• Input for this task:
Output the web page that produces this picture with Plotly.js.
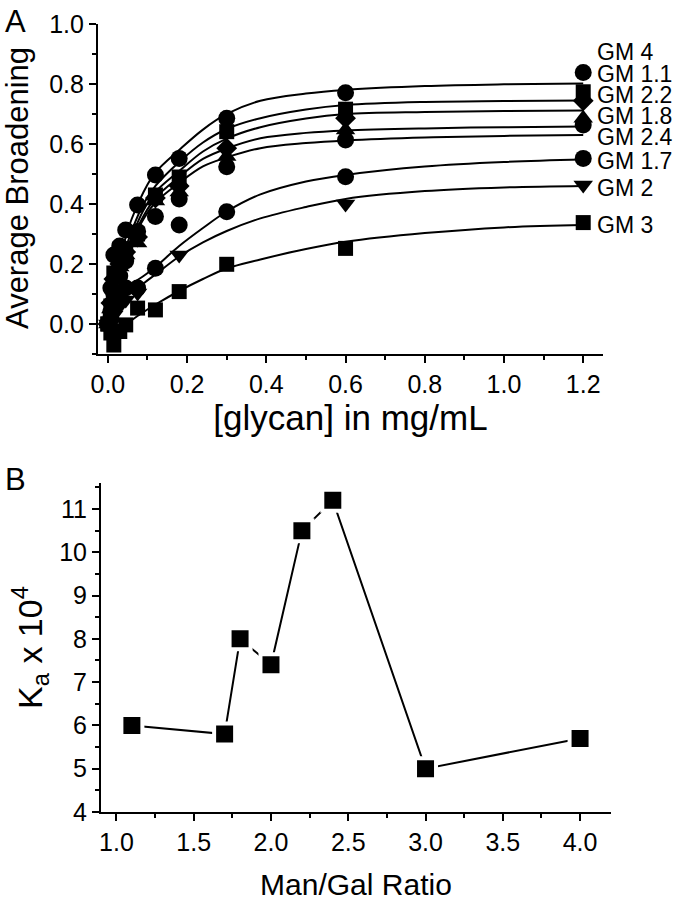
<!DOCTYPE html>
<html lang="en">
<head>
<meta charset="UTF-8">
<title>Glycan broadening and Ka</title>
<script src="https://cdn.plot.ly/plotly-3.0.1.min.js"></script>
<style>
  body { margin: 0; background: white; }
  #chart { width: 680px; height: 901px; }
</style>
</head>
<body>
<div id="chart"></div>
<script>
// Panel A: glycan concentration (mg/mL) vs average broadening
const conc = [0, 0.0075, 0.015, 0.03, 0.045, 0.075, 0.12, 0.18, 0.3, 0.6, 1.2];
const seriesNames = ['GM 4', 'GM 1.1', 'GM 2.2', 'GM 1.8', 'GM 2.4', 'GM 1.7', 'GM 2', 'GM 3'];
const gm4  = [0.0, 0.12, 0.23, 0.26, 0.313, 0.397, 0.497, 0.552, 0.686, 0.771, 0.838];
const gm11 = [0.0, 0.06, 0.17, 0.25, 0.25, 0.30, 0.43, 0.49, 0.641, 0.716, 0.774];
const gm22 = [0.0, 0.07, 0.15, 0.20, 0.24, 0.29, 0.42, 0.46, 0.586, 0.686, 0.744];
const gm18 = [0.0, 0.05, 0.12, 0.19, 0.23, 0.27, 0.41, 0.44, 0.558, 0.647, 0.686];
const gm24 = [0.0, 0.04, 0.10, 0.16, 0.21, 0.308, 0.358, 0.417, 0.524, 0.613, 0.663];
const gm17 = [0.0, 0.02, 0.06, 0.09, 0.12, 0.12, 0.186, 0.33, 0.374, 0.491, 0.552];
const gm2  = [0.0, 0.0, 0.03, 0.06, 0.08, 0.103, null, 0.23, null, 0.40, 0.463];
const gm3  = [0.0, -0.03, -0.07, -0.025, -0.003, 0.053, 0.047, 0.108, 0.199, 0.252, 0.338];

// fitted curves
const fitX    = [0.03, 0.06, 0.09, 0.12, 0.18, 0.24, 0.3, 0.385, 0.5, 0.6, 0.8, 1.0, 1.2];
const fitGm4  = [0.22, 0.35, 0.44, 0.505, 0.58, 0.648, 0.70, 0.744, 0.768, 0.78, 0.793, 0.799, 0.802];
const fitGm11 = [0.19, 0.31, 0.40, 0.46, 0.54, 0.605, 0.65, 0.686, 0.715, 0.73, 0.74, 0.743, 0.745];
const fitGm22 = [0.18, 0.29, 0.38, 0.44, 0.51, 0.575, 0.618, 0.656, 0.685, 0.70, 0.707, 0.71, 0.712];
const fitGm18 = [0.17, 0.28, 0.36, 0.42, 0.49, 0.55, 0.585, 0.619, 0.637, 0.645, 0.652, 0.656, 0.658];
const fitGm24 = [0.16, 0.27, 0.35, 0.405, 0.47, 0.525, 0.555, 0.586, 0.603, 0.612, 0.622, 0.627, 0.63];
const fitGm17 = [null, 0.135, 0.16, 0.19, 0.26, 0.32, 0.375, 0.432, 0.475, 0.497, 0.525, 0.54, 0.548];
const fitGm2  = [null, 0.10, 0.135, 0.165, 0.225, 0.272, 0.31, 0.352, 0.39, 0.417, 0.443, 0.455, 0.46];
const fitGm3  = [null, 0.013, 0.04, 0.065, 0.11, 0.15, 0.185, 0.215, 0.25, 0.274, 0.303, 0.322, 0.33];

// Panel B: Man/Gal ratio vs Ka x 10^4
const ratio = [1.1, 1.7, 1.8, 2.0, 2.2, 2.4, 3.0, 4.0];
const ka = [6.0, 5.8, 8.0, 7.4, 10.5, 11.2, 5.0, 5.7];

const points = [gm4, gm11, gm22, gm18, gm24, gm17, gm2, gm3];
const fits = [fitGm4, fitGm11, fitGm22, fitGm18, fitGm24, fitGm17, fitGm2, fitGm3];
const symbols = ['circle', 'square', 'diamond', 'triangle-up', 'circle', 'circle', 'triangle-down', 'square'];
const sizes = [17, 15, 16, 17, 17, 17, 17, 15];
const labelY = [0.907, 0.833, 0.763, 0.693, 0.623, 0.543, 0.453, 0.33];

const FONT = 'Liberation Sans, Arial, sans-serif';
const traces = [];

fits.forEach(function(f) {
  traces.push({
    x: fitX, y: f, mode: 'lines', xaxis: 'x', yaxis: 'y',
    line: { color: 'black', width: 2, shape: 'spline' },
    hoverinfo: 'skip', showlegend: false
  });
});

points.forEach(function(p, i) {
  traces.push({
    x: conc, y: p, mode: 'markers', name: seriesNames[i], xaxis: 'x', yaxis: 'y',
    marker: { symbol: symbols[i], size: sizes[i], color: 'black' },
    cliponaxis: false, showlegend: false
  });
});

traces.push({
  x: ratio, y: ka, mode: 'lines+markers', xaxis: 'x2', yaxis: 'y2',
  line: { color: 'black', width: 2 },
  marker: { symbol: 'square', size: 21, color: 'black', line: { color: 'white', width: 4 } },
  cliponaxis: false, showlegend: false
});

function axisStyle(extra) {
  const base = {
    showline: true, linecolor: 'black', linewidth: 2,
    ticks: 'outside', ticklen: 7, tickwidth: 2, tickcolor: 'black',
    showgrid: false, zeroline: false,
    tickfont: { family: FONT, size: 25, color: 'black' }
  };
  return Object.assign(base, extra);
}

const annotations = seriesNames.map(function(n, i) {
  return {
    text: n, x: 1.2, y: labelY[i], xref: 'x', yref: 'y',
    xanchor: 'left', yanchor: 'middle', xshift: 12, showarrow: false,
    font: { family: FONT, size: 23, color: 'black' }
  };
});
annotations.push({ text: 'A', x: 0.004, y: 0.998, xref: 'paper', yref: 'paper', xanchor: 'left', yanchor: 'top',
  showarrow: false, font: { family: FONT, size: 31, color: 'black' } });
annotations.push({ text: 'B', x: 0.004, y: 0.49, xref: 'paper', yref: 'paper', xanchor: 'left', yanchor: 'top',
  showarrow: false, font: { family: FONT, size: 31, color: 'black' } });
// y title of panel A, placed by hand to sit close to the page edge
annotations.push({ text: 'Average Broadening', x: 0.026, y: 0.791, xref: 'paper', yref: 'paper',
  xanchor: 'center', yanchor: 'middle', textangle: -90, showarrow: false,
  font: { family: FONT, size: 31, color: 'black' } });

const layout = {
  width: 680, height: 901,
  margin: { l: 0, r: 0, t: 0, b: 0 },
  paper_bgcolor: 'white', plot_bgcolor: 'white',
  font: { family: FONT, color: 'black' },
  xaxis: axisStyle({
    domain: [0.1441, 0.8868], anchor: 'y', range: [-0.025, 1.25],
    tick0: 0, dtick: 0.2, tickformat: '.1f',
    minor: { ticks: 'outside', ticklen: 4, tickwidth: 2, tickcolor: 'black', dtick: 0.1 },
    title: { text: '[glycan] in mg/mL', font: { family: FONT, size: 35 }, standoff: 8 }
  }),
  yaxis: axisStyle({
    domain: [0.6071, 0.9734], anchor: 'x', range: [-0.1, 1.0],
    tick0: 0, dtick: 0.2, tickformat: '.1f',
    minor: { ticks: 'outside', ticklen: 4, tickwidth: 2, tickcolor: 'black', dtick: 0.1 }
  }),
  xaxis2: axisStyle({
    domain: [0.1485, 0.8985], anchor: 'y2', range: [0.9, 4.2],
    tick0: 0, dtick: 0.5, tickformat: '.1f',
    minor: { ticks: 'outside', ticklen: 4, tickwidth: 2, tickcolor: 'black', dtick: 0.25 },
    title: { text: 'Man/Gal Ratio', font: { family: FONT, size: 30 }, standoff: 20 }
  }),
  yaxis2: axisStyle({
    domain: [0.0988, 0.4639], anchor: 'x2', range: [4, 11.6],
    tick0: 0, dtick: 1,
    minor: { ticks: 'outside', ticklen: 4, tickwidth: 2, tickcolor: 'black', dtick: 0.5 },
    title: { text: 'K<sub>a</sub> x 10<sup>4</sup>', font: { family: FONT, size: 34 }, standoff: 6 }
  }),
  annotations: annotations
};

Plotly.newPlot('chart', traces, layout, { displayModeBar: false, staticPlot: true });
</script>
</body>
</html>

---

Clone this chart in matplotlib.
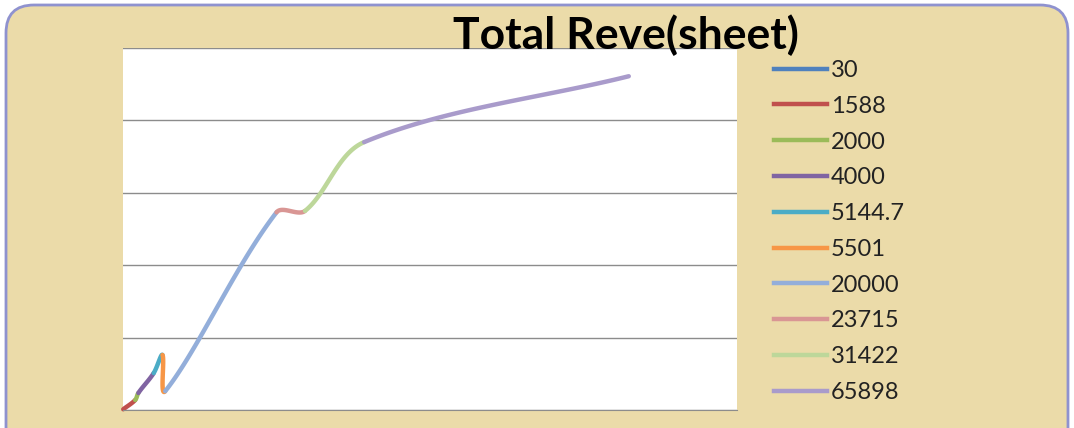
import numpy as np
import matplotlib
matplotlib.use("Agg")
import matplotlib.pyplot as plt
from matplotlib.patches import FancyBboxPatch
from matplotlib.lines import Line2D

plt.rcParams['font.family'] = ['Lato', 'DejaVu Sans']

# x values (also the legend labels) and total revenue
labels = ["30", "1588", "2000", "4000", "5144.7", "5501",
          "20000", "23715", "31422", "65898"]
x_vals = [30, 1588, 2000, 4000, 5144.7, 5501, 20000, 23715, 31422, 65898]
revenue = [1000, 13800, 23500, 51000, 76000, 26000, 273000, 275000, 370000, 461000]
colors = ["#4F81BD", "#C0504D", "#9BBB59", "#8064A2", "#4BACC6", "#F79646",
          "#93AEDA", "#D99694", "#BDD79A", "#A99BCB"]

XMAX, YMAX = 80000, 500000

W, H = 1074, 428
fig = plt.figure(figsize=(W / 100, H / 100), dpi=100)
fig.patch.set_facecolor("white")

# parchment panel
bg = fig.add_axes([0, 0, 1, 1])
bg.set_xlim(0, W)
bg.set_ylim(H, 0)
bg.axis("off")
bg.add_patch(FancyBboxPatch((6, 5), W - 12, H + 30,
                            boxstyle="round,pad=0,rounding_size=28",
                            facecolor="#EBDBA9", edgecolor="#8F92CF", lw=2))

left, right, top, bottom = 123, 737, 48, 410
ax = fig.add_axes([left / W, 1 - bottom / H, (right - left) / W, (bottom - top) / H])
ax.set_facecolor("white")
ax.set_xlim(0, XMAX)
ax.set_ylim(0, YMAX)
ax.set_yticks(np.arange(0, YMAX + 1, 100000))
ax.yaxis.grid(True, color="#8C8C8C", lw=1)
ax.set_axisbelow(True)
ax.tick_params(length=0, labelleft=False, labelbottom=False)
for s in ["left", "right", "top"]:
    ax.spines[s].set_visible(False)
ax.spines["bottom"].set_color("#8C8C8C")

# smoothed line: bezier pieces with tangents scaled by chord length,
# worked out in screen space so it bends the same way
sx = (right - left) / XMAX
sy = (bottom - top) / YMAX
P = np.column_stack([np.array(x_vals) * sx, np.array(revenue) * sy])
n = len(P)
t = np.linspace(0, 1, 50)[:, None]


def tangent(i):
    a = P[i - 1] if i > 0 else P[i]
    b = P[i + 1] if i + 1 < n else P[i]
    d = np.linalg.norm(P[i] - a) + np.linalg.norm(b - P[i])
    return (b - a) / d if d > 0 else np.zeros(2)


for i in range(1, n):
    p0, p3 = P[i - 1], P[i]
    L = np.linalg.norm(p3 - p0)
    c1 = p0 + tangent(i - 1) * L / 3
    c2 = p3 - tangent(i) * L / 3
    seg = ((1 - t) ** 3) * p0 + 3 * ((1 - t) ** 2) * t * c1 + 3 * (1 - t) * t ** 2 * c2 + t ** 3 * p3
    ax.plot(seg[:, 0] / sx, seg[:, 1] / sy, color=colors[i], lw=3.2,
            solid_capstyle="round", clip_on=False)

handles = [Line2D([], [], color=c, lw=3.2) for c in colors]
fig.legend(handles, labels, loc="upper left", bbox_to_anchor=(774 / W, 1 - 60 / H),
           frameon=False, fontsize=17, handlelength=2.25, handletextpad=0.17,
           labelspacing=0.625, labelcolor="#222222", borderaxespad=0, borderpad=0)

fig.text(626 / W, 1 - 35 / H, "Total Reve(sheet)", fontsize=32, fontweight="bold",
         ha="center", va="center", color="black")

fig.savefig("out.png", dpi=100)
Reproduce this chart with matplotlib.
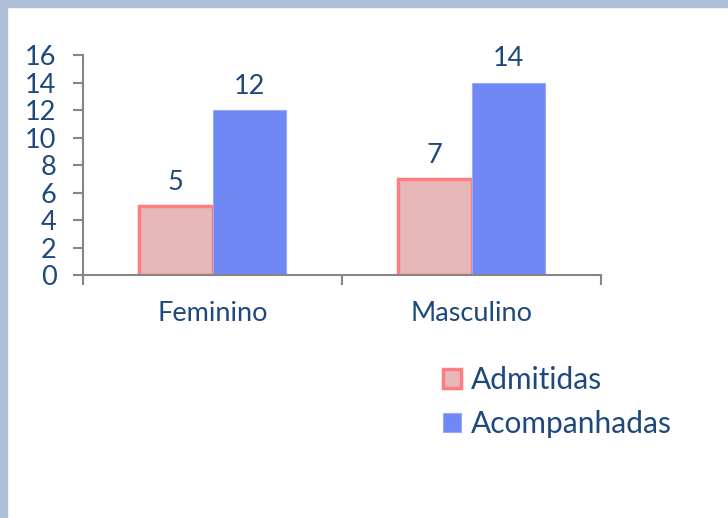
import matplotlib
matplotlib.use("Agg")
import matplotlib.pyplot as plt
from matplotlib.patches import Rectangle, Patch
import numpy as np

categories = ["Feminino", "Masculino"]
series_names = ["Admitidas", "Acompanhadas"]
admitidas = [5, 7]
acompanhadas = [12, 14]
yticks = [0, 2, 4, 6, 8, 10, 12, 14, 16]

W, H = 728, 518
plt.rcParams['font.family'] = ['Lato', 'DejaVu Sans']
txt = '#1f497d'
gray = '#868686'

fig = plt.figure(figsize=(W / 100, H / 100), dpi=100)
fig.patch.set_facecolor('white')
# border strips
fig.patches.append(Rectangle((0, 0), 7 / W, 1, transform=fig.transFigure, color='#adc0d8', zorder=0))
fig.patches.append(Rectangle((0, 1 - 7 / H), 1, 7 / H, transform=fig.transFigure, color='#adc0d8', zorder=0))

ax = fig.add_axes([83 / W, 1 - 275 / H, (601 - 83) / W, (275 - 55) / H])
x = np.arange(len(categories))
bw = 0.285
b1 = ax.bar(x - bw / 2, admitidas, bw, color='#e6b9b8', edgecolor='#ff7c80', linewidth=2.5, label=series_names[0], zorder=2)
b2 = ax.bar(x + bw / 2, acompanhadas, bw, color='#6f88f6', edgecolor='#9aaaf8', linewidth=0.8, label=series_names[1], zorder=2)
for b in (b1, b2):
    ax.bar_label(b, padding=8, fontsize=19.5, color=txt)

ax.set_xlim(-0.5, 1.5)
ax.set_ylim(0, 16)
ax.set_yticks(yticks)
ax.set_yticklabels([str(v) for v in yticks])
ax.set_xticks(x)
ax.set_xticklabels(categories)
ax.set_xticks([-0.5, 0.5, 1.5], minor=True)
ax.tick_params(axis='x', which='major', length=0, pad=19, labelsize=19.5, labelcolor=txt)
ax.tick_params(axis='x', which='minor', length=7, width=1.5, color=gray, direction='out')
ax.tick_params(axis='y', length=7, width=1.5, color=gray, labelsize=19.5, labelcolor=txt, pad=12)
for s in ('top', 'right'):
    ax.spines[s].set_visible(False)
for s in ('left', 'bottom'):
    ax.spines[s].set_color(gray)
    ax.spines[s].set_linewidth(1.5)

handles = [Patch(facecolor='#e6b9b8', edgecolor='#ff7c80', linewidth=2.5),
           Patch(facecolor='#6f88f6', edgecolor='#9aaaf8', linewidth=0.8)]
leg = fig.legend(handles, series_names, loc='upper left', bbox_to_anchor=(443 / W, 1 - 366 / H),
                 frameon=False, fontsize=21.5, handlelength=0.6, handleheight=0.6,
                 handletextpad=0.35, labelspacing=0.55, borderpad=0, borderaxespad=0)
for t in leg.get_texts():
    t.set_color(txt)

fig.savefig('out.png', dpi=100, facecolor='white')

* * *

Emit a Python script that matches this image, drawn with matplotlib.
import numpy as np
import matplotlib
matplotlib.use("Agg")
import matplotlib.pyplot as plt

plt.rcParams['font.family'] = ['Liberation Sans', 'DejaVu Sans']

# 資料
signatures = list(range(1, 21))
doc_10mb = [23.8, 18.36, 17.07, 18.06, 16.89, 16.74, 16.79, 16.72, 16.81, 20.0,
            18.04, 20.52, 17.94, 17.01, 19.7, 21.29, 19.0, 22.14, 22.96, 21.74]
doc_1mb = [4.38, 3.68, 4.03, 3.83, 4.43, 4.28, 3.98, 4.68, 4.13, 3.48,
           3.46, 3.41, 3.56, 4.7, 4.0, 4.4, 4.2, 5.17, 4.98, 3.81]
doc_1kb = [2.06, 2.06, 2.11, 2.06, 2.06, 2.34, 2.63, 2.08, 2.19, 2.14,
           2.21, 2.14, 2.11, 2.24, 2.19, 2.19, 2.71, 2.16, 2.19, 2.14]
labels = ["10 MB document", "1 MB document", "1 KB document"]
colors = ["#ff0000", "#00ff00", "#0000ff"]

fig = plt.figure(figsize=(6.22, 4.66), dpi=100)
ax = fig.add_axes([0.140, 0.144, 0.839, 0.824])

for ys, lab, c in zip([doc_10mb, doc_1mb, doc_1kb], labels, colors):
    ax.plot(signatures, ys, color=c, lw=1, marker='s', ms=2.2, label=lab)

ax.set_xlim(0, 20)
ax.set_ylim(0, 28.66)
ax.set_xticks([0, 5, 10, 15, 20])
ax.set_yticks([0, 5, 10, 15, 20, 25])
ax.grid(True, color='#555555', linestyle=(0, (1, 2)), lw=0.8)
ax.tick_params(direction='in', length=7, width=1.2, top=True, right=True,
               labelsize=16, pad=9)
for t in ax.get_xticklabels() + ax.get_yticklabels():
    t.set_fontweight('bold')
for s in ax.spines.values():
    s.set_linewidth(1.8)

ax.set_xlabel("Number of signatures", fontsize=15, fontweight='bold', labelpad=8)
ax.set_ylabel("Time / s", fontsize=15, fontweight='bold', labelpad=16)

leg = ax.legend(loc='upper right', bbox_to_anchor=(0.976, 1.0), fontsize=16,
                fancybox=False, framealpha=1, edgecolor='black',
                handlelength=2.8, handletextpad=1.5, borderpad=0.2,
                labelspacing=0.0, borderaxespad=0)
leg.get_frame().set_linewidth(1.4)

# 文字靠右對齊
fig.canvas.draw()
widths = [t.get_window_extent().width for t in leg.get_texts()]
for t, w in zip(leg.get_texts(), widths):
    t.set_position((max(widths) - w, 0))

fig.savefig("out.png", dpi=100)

• What is required: List all lines from the entries that include the word "picture".

• Response to the task:
Output the web page that produces this picture with Plotly.js.

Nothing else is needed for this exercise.